BC5 Analysing Language Data: Thinking like a Quantitative Linguist


Generalized additive mixed models (GAMMs) are an extension of the generalized linear mixed model that provides the analyst with a wide range of tools to model nonlinear functional dependencies in two or more dimensions (wiggly regression curves, wiggly regression surfaces and hypersurfaces).

GAMMs, which are implemented in the mgcv package for R by Simon Wood, provide a substantial and non-trivial addition to the toolkit of experimental psychology and experimental linguistics. Optimized smooths make it possible to discover and model nonlinear trends in time series data, ranging from the successive reaction times in simple behavioral experiments and pitch contours to the amplitude of the EEG in response to stimuli and tongue movements as measured by
means of electromagnetic articulography.

Furthermore, GAMMs make it possible to properly model nonlinear interactions between numerical predictors, allowing researchers to gain insight into, for instance, how fixation duration varies as a function of fixation position and lexical frequency.

One important extension with respect to the linear mixed model is the
possibility to relax the linearity assumption for random effects. In the context of the classic linear mixed-effects model, random intercepts combined with random slopes make it possible to calibrate regression lines to the levels of random effect factors (e.g., subjects). The factor smooths in GAMMs provide a non-linear extension, enabling the modeling of nonlinear "random" curves
instead of "random" straight lines.

The course will consist of two lectures and two lab sessions in which participants will receive guided instruction in analysing linguistic and experimental data including data from electromagnetic articulography, pupil dilation in response to reading, EEG data, reaction time data, and data from dialectometry.


Gaining experience with the statistical analysis of nonlinear data using GAMs as implemented in the mgcv package for R.

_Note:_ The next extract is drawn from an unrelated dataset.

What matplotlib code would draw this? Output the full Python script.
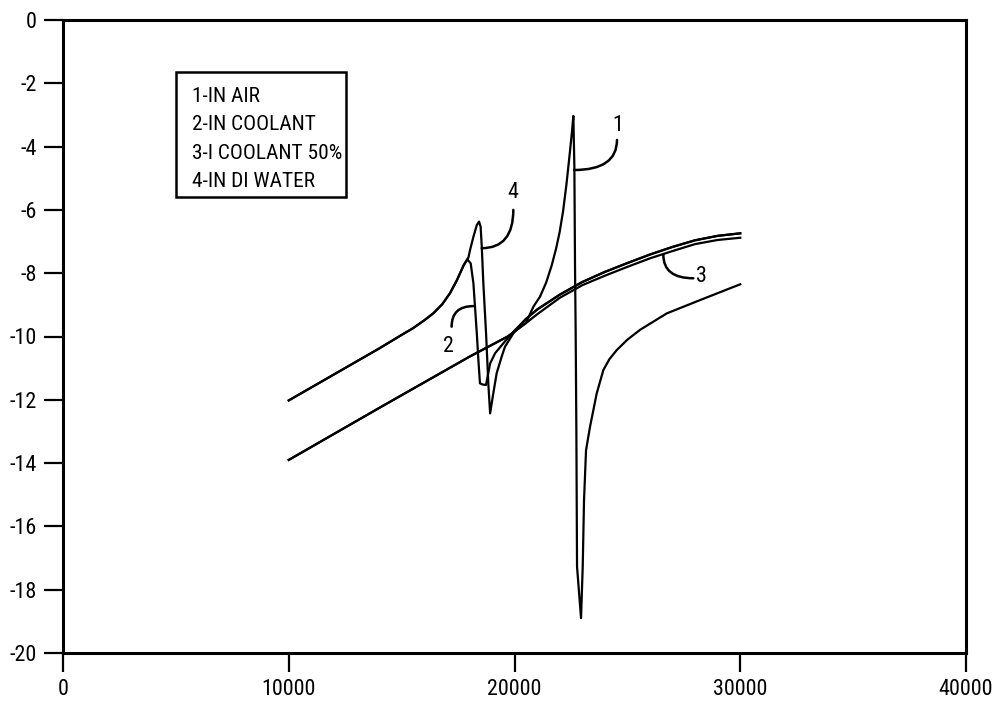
import matplotlib
matplotlib.use("Agg")
from matplotlib import pyplot as plt
from matplotlib import font_manager
from matplotlib.patches import Rectangle

# the scan uses a narrow sans font, take one if installed
fonts = font_manager.fontManager.ttflist
font, stretch = "Liberation Sans", "normal"
for f in fonts:
    if f.name in ("Liberation Sans Narrow", "Arial Narrow", "Roboto Condensed"):
        font, stretch = f.name, "normal"
        break
else:
    for f in fonts:
        if f.name == "DejaVu Sans" and str(f.stretch) in ("condensed", "semi-condensed"):
            font, stretch = f.name, "condensed"
            break
plt.rcParams['font.family'] = [font, 'DejaVu Sans']
plt.rcParams['font.stretch'] = stretch
plt.rcParams['axes.unicode_minus'] = False

# curve 3 - coolant 50% (lower baseline)
x_3 = [10000, 12000, 14000, 16000, 18000, 19700, 20500, 21000, 22000, 23000,
       24000, 25000, 26000, 27000, 28000, 29000, 30000]
y_3 = [-13.9, -13.08, -12.26, -11.45, -10.64, -10.0, -9.58, -9.3, -8.78, -8.38,
       -8.08, -7.8, -7.53, -7.3, -7.08, -6.95, -6.88]

# curve 2 - in coolant
x_2 = [10000, 12000, 14000, 15000, 15500, 16000, 16400, 16800, 17144, 17450,
       17740, 17910, 18060, 18180, 18330, 18400, 18470, 18600, 18740, 18920,
       19140, 19500, 19950, 20500, 21000, 22000, 23000, 24000, 25000, 26000,
       27000, 28000, 29000, 30000]
y_2 = [-12.02, -11.2, -10.38, -9.95, -9.74, -9.49, -9.27, -8.98, -8.63, -8.22,
       -7.76, -7.56, -7.69, -8.32, -9.9, -10.74, -11.48, -11.52, -11.53, -10.85,
       -10.53, -10.22, -9.85, -9.45, -9.15, -8.68, -8.28, -7.96, -7.68, -7.41,
       -7.17, -6.96, -6.82, -6.74]

# curve 4 - in DI water
x_4 = [10000, 12000, 14000, 15000, 15500, 16000, 16400, 16800, 17144, 17450,
       17740, 17960, 18030, 18180, 18330, 18430, 18500, 18550, 18620, 18740,
       18840, 18920, 19060, 19210, 19430, 19580, 19950, 20500, 21000, 22000,
       23000, 24000, 25000, 26000, 27000, 28000, 29000, 30000]
y_4 = [-12.02, -11.2, -10.38, -9.95, -9.74, -9.49, -9.27, -8.98, -8.63, -8.22,
       -7.76, -7.5, -7.27, -6.85, -6.48, -6.37, -6.53, -7.16, -8.32, -9.9,
       -11.48, -12.43, -11.8, -11.16, -10.64, -10.32, -9.9, -9.45, -9.15, -8.68,
       -8.28, -7.96, -7.68, -7.41, -7.17, -6.96, -6.82, -6.74]

# curve 1 - in air
x_1 = [10000, 12000, 14000, 16000, 18000, 19700, 20500, 20836, 21131, 21400,
       21650, 21850, 22000, 22150, 22300, 22450, 22550, 22607, 22652, 22681,
       22710, 22741, 22770, 22947, 23022, 23080, 23169, 23346, 23641, 23936,
       24200, 24528, 25000, 25561, 26744, 28217, 30000]
y_1 = [-13.9, -13.08, -12.26, -11.45, -10.64, -10.0, -9.58, -9.06, -8.74, -8.3,
       -7.75, -7.2, -6.7, -6.05, -5.2, -4.2, -3.5, -3.03, -4.63, -7.8,
       -9.9, -13.06, -17.27, -18.9, -17.27, -15.17, -13.59, -12.85, -11.8, -11.06,
       -10.72, -10.43, -10.1, -9.79, -9.27, -8.85, -8.35]

legend_lines = ["1-IN AIR", "2-IN COOLANT", "3-I COOLANT 50%", "4-IN DI WATER"]

fig = plt.figure(figsize=(9.93, 7.04), dpi=100)
ax = fig.add_axes([63/993, 1-653/704, 903/993, 633/704])
renderer = fig.canvas.get_renderer()

# font size that makes a string about 'width' pixels wide
def fit_size(s, width, biggest):
    t = fig.text(0, 0, s, fontsize=10)
    w = t.get_window_extent(renderer).width
    t.remove()
    return min(biggest, 10 * width / w)

tick_size = fit_size("40000", 54, 17)
legend_size = fit_size("3-I COOLANT 50%", 150, 18)

for xs, ys in ((x_3, y_3), (x_2, y_2), (x_4, y_4), (x_1, y_1)):
    ax.plot(xs, ys, color='black', linewidth=1.6, solid_joinstyle='round')

ax.set_xlim(0, 40000)
ax.set_ylim(-20, 0)
ax.set_xticks(range(0, 40001, 10000))
ax.set_yticks(range(-20, 1, 2))
for s in ax.spines.values():
    s.set_linewidth(2.2)
ax.tick_params(direction='out', length=14, width=1.6, labelsize=tick_size)
ax.tick_params(axis='x', pad=5)
ax.tick_params(axis='y', pad=5)

# legend box
ax.add_patch(Rectangle((5006, -5.58), 7530, 3.95, fill=False, linewidth=1.8, zorder=3))
for i, txt in enumerate(legend_lines):
    ax.text(5700, -2.58 - i*0.9, txt, fontsize=legend_size, va='baseline', ha='left')

# curve labels with leader lines
lead = dict(arrowstyle='-', color='black', linewidth=1.8, shrinkA=0, shrinkB=0)
ax.annotate('', xy=(22640, -4.74), xytext=(24540, -3.79),
            arrowprops=dict(lead, connectionstyle='angle3,angleA=90,angleB=0'))
ax.text(24570, -3.32, '1', fontsize=tick_size, ha='center', va='center')

ax.annotate('', xy=(18547, -7.21), xytext=(19948, -6.0),
            arrowprops=dict(lead, connectionstyle='angle3,angleA=90,angleB=0'))
ax.text(19935, -5.45, '4', fontsize=tick_size, ha='center', va='center')

ax.annotate('', xy=(18175, -9.04), xytext=(17215, -9.69),
            arrowprops=dict(lead, connectionstyle='angle3,angleA=90,angleB=0'))
ax.text(17066, -10.32, '2', fontsize=tick_size, ha='center', va='center')

ax.annotate('', xy=(26594, -7.42), xytext=(27922, -8.16),
            arrowprops=dict(lead, connectionstyle='angle3,angleA=0,angleB=90'))
ax.text(28290, -8.11, '3', fontsize=tick_size, ha='center', va='center')

fig.savefig("out.png", dpi=100)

Baayen, R. H. (2013). Multivariate Statistics.  In R. Podesva and D. Sharma, Research Methods in Linguistics. Cambridge, Cambridge University Press, 337-372.


Baayen, R.H., Davidson, D.J. and Bates, D.M. (2008) Mixed-effects modeling with crossed random effects for subjects and items. Journal of Memory and Language 59, 390-412.


Course location

Lecture Room 4

Course requirements

You should bring a laptop to the lab sessions.

Instructor information.

Instructor's name

Harald Baayen


cf. website


Harald Baayen studied general linguistics with Geert Booij in Amsterdam, and obtained his PhD degree in 1989 with a quantitative study on morphological productivity. From 1990 to 1998 he was a researcher at the Max Planck Institute for Psycholinguistics in Nijmegen, The Netherlands. In 1998, upon receiving a career advancement award from the Dutch Science Foundation, he became associate professor at the Radboud University in Nijmegen, thanks to
a Muller chair supported by the Dutch Academy of Sciences.  In 2007 he took up a full professorship at the University of Alberta, Edmonton, Canada. In 2011 he received an Alexander von Humboldt research award from Germany, which brought him to the University of Tübingen, where he is now heading a large research group investigating the role of learning in lexical representation and processing. Harald Baayen has published widely in international journals, including Psychological Review, Language, Journal of Memory and Language, Cognition, PLoS ONE, and the Journal of the Acoustical Society of America. He published a monograph on word frequency distributions with Kluwer, and an introductory textbook on statistical analysis (with R) for the language sciences with Cambridge University Press.